● **EXERCISE OBJECTIVE**
Give a verbatim copy of the lines below, minus the pictures.
____________
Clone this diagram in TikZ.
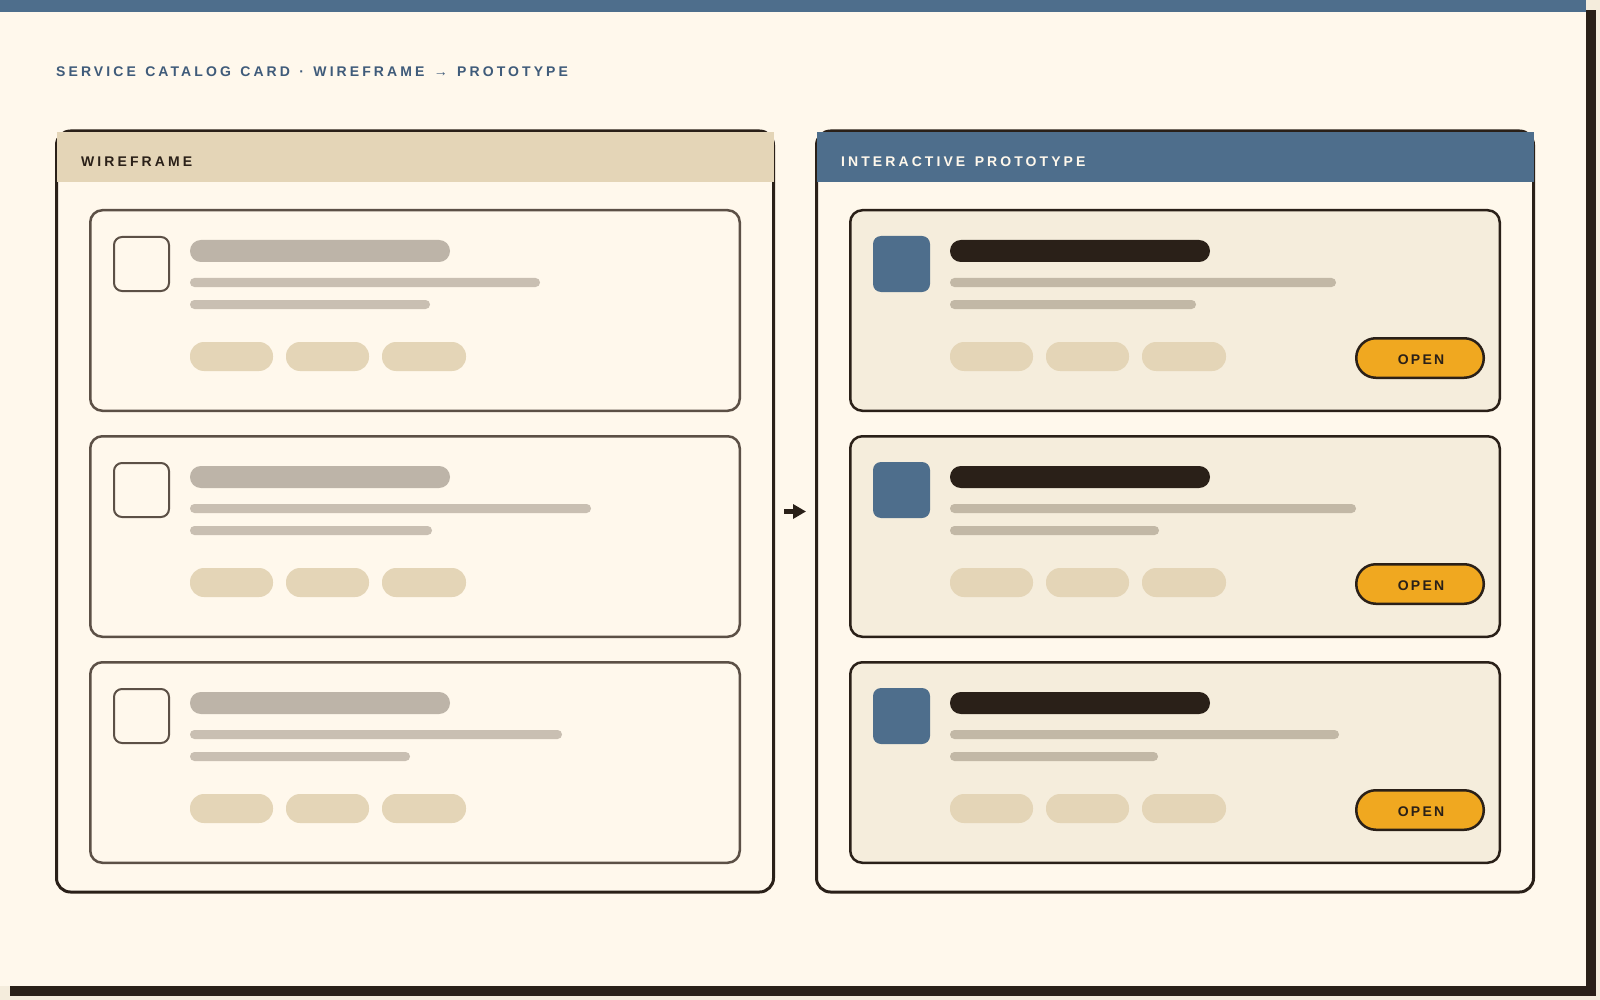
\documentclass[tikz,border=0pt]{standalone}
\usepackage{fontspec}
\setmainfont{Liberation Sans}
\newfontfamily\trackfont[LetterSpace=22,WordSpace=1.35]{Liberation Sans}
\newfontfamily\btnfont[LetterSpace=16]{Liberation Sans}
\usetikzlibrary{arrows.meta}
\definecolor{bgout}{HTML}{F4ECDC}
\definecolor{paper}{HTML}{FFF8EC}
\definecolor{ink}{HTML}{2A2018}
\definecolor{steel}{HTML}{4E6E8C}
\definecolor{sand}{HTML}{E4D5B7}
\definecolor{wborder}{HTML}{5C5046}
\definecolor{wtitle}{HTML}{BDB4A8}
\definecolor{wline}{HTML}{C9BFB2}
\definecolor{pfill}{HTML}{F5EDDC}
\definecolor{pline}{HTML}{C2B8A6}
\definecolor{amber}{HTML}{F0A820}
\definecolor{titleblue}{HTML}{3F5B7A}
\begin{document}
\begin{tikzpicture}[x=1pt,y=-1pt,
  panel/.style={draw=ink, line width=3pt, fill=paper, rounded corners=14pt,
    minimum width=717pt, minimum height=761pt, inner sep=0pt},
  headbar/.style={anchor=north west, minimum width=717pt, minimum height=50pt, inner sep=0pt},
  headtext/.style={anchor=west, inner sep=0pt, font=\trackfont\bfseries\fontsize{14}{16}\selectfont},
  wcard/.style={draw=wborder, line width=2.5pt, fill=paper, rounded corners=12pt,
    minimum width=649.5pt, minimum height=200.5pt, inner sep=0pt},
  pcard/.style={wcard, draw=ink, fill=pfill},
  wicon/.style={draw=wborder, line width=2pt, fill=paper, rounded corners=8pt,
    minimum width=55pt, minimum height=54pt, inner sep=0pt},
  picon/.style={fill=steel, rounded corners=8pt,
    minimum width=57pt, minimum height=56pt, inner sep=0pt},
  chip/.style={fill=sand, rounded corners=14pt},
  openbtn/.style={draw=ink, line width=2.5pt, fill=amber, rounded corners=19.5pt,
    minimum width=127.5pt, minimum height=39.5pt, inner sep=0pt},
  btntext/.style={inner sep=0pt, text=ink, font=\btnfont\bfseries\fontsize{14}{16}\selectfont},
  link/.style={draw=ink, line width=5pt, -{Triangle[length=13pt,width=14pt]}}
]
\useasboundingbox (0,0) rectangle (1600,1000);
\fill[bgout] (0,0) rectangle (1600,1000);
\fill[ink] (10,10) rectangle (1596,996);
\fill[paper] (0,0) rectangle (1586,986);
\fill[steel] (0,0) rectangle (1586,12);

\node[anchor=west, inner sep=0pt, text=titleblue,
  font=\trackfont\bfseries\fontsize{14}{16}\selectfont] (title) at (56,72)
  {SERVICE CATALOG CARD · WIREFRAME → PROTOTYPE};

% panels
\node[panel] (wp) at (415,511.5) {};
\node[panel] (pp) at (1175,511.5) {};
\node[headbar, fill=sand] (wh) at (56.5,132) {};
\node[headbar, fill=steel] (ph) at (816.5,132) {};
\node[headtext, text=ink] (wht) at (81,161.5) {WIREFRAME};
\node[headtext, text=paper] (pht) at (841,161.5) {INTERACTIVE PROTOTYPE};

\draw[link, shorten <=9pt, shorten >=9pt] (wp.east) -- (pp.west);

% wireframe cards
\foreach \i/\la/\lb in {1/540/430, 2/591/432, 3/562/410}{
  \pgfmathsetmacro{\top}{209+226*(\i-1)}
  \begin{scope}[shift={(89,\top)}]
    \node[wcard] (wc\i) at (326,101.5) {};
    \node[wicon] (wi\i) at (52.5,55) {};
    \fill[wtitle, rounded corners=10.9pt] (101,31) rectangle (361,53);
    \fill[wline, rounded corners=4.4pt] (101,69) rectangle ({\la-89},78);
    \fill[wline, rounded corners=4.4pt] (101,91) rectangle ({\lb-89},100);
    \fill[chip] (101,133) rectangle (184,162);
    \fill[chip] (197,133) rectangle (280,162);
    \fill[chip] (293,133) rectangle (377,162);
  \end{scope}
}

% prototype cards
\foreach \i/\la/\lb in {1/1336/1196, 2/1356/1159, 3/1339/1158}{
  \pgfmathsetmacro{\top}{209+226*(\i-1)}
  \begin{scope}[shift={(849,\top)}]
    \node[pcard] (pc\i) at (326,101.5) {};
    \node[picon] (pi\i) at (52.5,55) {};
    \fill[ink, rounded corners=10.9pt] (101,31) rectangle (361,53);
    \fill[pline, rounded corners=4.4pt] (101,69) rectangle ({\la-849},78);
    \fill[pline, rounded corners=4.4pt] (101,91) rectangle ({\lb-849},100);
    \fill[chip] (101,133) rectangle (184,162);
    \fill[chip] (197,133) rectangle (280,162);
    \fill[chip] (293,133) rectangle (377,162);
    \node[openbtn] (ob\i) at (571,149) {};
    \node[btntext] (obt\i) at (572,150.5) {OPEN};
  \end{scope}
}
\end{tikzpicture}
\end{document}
____________
● **OUTPUT OF THE EXERCISE**
Clone this diagram in TikZ.
\documentclass[tikz,border=0pt]{standalone}
\usepackage{fontspec}
\setmainfont{Liberation Sans}
\newfontfamily\trackfont[LetterSpace=22,WordSpace=1.35]{Liberation Sans}
\newfontfamily\btnfont[LetterSpace=16]{Liberation Sans}
\usetikzlibrary{arrows.meta}
\definecolor{bgout}{HTML}{F4ECDC}
\definecolor{paper}{HTML}{FFF8EC}
\definecolor{ink}{HTML}{2A2018}
\definecolor{steel}{HTML}{4E6E8C}
\definecolor{sand}{HTML}{E4D5B7}
\definecolor{wborder}{HTML}{5C5046}
\definecolor{wtitle}{HTML}{BDB4A8}
\definecolor{wline}{HTML}{C9BFB2}
\definecolor{pfill}{HTML}{F5EDDC}
\definecolor{pline}{HTML}{C2B8A6}
\definecolor{amber}{HTML}{F0A820}
\definecolor{titleblue}{HTML}{3F5B7A}
\begin{document}
\begin{tikzpicture}[x=1pt,y=-1pt,
  panel/.style={draw=ink, line width=3pt, fill=paper, rounded corners=14pt,
    minimum width=717pt, minimum height=761pt, inner sep=0pt},
  headbar/.style={anchor=north west, minimum width=717pt, minimum height=50pt, inner sep=0pt},
  headtext/.style={anchor=west, inner sep=0pt, font=\trackfont\bfseries\fontsize{14}{16}\selectfont},
  wcard/.style={draw=wborder, line width=2.5pt, fill=paper, rounded corners=12pt,
    minimum width=649.5pt, minimum height=200.5pt, inner sep=0pt},
  pcard/.style={wcard, draw=ink, fill=pfill},
  wicon/.style={draw=wborder, line width=2pt, fill=paper, rounded corners=8pt,
    minimum width=55pt, minimum height=54pt, inner sep=0pt},
  picon/.style={fill=steel, rounded corners=8pt,
    minimum width=57pt, minimum height=56pt, inner sep=0pt},
  chip/.style={fill=sand, rounded corners=14pt},
  openbtn/.style={draw=ink, line width=2.5pt, fill=amber, rounded corners=19.5pt,
    minimum width=127.5pt, minimum height=39.5pt, inner sep=0pt},
  btntext/.style={inner sep=0pt, text=ink, font=\btnfont\bfseries\fontsize{14}{16}\selectfont},
  link/.style={draw=ink, line width=5pt, -{Triangle[length=13pt,width=14pt]}}
]
\useasboundingbox (0,0) rectangle (1600,1000);
\fill[bgout] (0,0) rectangle (1600,1000);
\fill[ink] (10,10) rectangle (1596,996);
\fill[paper] (0,0) rectangle (1586,986);
\fill[steel] (0,0) rectangle (1586,12);

\node[anchor=west, inner sep=0pt, text=titleblue,
  font=\trackfont\bfseries\fontsize{14}{16}\selectfont] (title) at (56,72)
  {SERVICE CATALOG CARD · WIREFRAME → PROTOTYPE};

% panels
\node[panel] (wp) at (415,511.5) {};
\node[panel] (pp) at (1175,511.5) {};
\node[headbar, fill=sand] (wh) at (56.5,132) {};
\node[headbar, fill=steel] (ph) at (816.5,132) {};
\node[headtext, text=ink] (wht) at (81,161.5) {WIREFRAME};
\node[headtext, text=paper] (pht) at (841,161.5) {INTERACTIVE PROTOTYPE};

\draw[link, shorten <=9pt, shorten >=9pt] (wp.east) -- (pp.west);

% wireframe cards
\foreach \i/\la/\lb in {1/540/430, 2/591/432, 3/562/410}{
  \pgfmathsetmacro{\top}{209+226*(\i-1)}
  \begin{scope}[shift={(89,\top)}]
    \node[wcard] (wc\i) at (326,101.5) {};
    \node[wicon] (wi\i) at (52.5,55) {};
    \fill[wtitle, rounded corners=10.9pt] (101,31) rectangle (361,53);
    \fill[wline, rounded corners=4.4pt] (101,69) rectangle ({\la-89},78);
    \fill[wline, rounded corners=4.4pt] (101,91) rectangle ({\lb-89},100);
    \fill[chip] (101,133) rectangle (184,162);
    \fill[chip] (197,133) rectangle (280,162);
    \fill[chip] (293,133) rectangle (377,162);
  \end{scope}
}

% prototype cards
\foreach \i/\la/\lb in {1/1336/1196, 2/1356/1159, 3/1339/1158}{
  \pgfmathsetmacro{\top}{209+226*(\i-1)}
  \begin{scope}[shift={(849,\top)}]
    \node[pcard] (pc\i) at (326,101.5) {};
    \node[picon] (pi\i) at (52.5,55) {};
    \fill[ink, rounded corners=10.9pt] (101,31) rectangle (361,53);
    \fill[pline, rounded corners=4.4pt] (101,69) rectangle ({\la-849},78);
    \fill[pline, rounded corners=4.4pt] (101,91) rectangle ({\lb-849},100);
    \fill[chip] (101,133) rectangle (184,162);
    \fill[chip] (197,133) rectangle (280,162);
    \fill[chip] (293,133) rectangle (377,162);
    \node[openbtn] (ob\i) at (571,149) {};
    \node[btntext] (obt\i) at (572,150.5) {OPEN};
  \end{scope}
}
\end{tikzpicture}
\end{document}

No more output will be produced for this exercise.